Mercantile Media and Moving Merchandise
Gabriel found success away from the mainstream, displaying work in alternative exhibition spaces and selling to private enthusiasts. The goal of the aesthetic movement had eventually been to create ‘art for art’s sake’, but many of his wealthy financiers were a new generation of bankers, merchants and industrialists enriched by the commerce of empire, and he catered to their tastes.
In the 19th century, the Criminal Law Amendment Act outlawed sexual relations between men, and the adapted features employed in search of a ‘universal beauty’ may have been underpinned by a sentiment to seek a common humanity amongst perceived differences. As a group, the artists wed or partnered between different social classes, which was unusual for the times, and these unconventional households inspired new designs. However Gabriel’s use of orientalist fantasies appealed to a market with an Imperial tendency to see the world as a treasure trove, and is today viewed as idealising whiteness.

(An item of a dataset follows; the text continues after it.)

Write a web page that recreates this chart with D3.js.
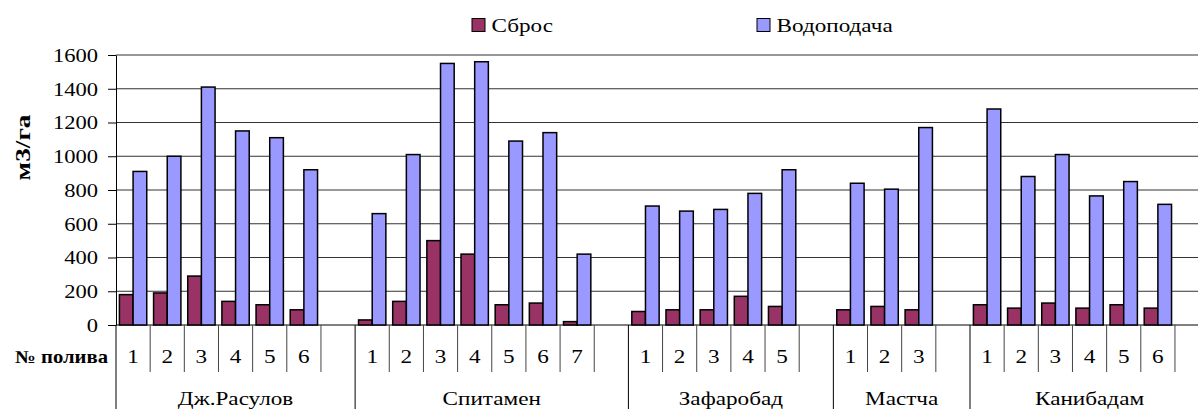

Inspired by Renaissance portraiture and mythological texts, his sensual portraits suggested touch, sound, and scent as well as vision – later exploring feelings more than stories. They are characterised by their experimental changes and repainting, emphasising the pleasure of form and colour, and looking ahead to the abstraction of the following century.
Ultimately, the line between ‘revolutionary’ and ‘fatality’ has always been painstakingly thin; but the Rosettis illustrate that the nature of love, lust, ferocity, fortune, vice and virtue, with their equivocal cast of profundity and profanity in-between, never goes out of style. You can purchase their printed T-Shirts on the way out.